The options you listed are pretty comprehensive, I think I would just add some practical color to a couple of them.

Option 1: if you have the source code for the specific standard library implementation you're using, you can "simplify" the process of reading it by generating a static call graph and reading that instead. In fact the llvm opt tool can do this for you, as demonstrated in this question. If you were to do this, in theory you could just look at a given method and see if goes to an allocation function of any kind. No source code reading required, purely visual.

Option 4: scripting this is easier than you think. Prerequisites: make sure you're building with -ffunction-sections, which allows the linker to completely discard functions which are never called. When you generate a release build, you can simply use nm and grep on the ELF file to see if for example malloc appears in the binary at all.

For example I have a bare metal cortex-M based embedded system which I know for a fact has no dynamic memory allocation, but links against a common standard library implementation. On the debug build I can do the following:

$ nm Debug/Project.axf | grep malloc
700172bc T malloc
$

Here malloc is found because dead code has not been stripped.

On the release build it looks like this:

$ nm Release/Project.axf | grep malloc
$

grep here will return "0" if a match was found and something other than "0" if it wasn't, so if you were to use this in a script it would be something like:

nm Debug/Project.axf | grep malloc > /dev/null
if [ "$?" == "0" ]; then
    echo "error: something called malloc"
    exit 1
fi

There's a mountain of disclaimers and caveats that come with any of these approaches. Keep in mind that embedded systems in particular use a wide variety of different standard library implementations, and each implementation is free to do pretty much whatever it wants with regard to memory management.

In fact they don't even have to call malloc and free, they could implement their own dynamic allocators. Granted this is somewhat unlikely, but it is possible, and thus grepping for malloc isn't actually sufficient unless you know for a fact that all memory management in your standard library implementation goes through malloc and free.

If you're serious about avoiding all forms of dynamic memory allocation, the only sure way I know of (and have used myself) is simply to remove the heap entirely. On most bare metal embedded systems I've worked with, the heap start address, end address, and size are almost always provided a symbols in the linker script. You should remove or rename these symbols. If anything is using the heap, you'll get a linker error, which is what you want.

To give a very concrete example, newlib is a very common libc implementation for embedded systems. Its malloc implementation requires that the common sbrk() function be present in the system. For bare metal systems, sbrk() is just implemented by incrementing a pointer that starts at the end symbol provided by the linker script.

If you were using newlib, and you didn't want to mess with the linker script, you could still replace sbrk() with a function that simply hard faults so you catch any attempt to allocate memory immediately. This in my opinion would still be much better than trying to stare at heap pointers on a running system.
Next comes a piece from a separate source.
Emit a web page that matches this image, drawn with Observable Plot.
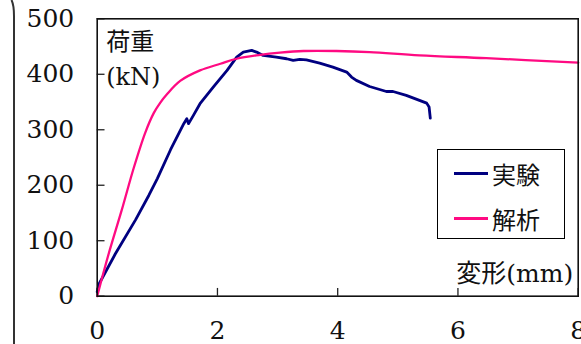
<!DOCTYPE html>
<html>
<head>
<meta charset="utf-8">
<script src="https://cdn.jsdelivr.net/npm/d3@7"></script>
<script src="https://cdn.jsdelivr.net/npm/@observablehq/plot@0.6"></script>
<style>
  html, body { margin: 0; padding: 0; background: #fff; }
  #wrap { position: relative; width: 581px; height: 344px; overflow: hidden; }
  #legend {
    position: absolute; left: 437px; top: 149px; width: 126px; height: 88px;
    border: 1.6px solid #000; background: #fff;
    font-family: "DejaVu Serif", "Noto Sans CJK JP", serif; font-size: 24px; color: #111;
  }
  .entry { position: absolute; left: 16px; height: 30px; display: flex; align-items: center; }
  .swatch { width: 34px; height: 3px; margin-right: 4px; }
  #bracket { position: absolute; left: 0; top: 0; }
</style>
</head>
<body>
<div id="wrap"></div>
<script>
// ---- data ----
const xTicks = [0, 2, 4, 6, 8];
const yTicks = [0, 100, 200, 300, 400, 500];

const seriesNames = ["実験", "解析"];
const seriesColors = ["#000080", "#FF0A82"];

// 実験 (experiment) : deformation (mm), load (kN)
const expX = [0, 0.03, 0.30, 0.64, 0.86, 1.0, 1.22, 1.44, 1.49, 1.52, 1.60, 1.71, 1.93, 2.16, 2.32, 2.43, 2.57, 2.65, 2.76, 2.98, 3.15, 3.26, 3.37, 3.48, 3.70, 3.92, 4.15, 4.23, 4.31, 4.53, 4.81, 4.92, 5.14, 5.36, 5.48, 5.52, 5.54];
const expY = [8, 22, 76, 138, 182, 212, 264, 311, 320, 311, 326, 347, 377, 407, 431, 440, 443, 440, 434, 431, 428, 425, 427, 426, 420, 413, 404, 395, 389, 378, 369, 369, 362, 353, 348, 341, 321];

// 解析 (analysis)
const anaX = [0, 0.19, 0.41, 0.61, 0.80, 0.94, 1.05, 1.16, 1.38, 1.71, 2.05, 2.32, 2.71, 3.04, 3.43, 3.98, 4.53, 5.36, 6.47, 8.0];
const anaY = [0, 76, 156, 232, 295, 330, 349, 364, 388, 407, 419, 428, 435, 439, 442, 442, 440, 434, 429, 421];

const expData = expX.map((x, i) => ({x, y: expY[i]}));
const anaData = anaX.map((x, i) => ({x, y: anaY[i]}));

const serif = "'DejaVu Serif', 'Noto Sans CJK JP', serif";

const chart = Plot.plot({
  width: 581,
  height: 344,
  marginLeft: 96.7,
  marginRight: 3.3,
  marginTop: 18.3,
  marginBottom: 48.3,
  style: {fontFamily: serif, fontSize: "25px", color: "#111", background: "transparent"},
  x: {domain: [0, 8], label: null},
  y: {domain: [0, 500], label: null},
  marks: [
    Plot.axisY(yTicks, {tickSize: 0, tickPadding: 23, fontSize: 25, fill: "#111", label: null}),
    Plot.axisX(xTicks, {tickSize: 0, tickPadding: 25, fontSize: 25, fill: "#111", label: null}),
    Plot.ruleY(yTicks, {x1: 0, x2: 0.13, stroke: "#222", strokeWidth: 1.3}),
    Plot.ruleX(xTicks, {y1: 0, y2: 14, stroke: "#222", strokeWidth: 1.3}),
    Plot.line(expData, {x: "x", y: "y", stroke: seriesColors[0], strokeWidth: 2.8, curve: "linear"}),
    Plot.line(anaData, {x: "x", y: "y", stroke: seriesColors[1], strokeWidth: 2.3, curve: "catmull-rom"}),
    Plot.frame({stroke: "#111", strokeWidth: 1.6}),
    Plot.text(["荷重"], {frameAnchor: "top-left", dx: 9, dy: 24, textAnchor: "start", lineAnchor: "middle", fontSize: 24, fill: "#111"}),
    Plot.text(["(kN)"], {frameAnchor: "top-left", dx: 9, dy: 59, textAnchor: "start", lineAnchor: "middle", fontSize: 24, fill: "#111"}),
    Plot.text(["変形(mm)"], {frameAnchor: "bottom-right", dx: -5, dy: -22, textAnchor: "end", lineAnchor: "middle", fontSize: 25, fill: "#111"})
  ]
});

const wrap = document.getElementById("wrap");
wrap.appendChild(chart);

// decorative bracket at left edge of the scan
const ns = "http://www.w3.org/2000/svg";
const br = document.createElementNS(ns, "svg");
br.setAttribute("id", "bracket");
br.setAttribute("width", "30");
br.setAttribute("height", "344");
const p = document.createElementNS(ns, "path");
p.setAttribute("d", "M11.5,0 Q14,5 14,16 L14,344");
p.setAttribute("fill", "none");
p.setAttribute("stroke", "#333");
p.setAttribute("stroke-width", "2");
br.appendChild(p);
wrap.appendChild(br);

// legend
const lg = document.createElement("div");
lg.id = "legend";
seriesNames.forEach((name, i) => {
  const e = document.createElement("div");
  e.className = "entry";
  e.style.top = (i === 0 ? 8 : 53) + "px";
  const s = document.createElement("div");
  s.className = "swatch";
  s.style.background = seriesColors[i];
  const t = document.createElement("span");
  t.textContent = name;
  e.appendChild(s);
  e.appendChild(t);
  lg.appendChild(e);
});
wrap.appendChild(lg);
</script>
</body>
</html>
Of course your actual system may be different, and you may have a different libc implementation that you're using. This question can really only answered to any reasonable satisfaction in the exact context of your system, so you'll probably have to do some of your own homework. Chances are it's pretty similar to what I've described here.

One of the great things about bare metal embedded systems is the amount of flexibility that they provide. Unfortunately this also means there are so many variables that it's almost impossible to answer questions directly unless you know all of the details, which we don't here. Hopefully this will give you a better starting point than staring at a debugger window.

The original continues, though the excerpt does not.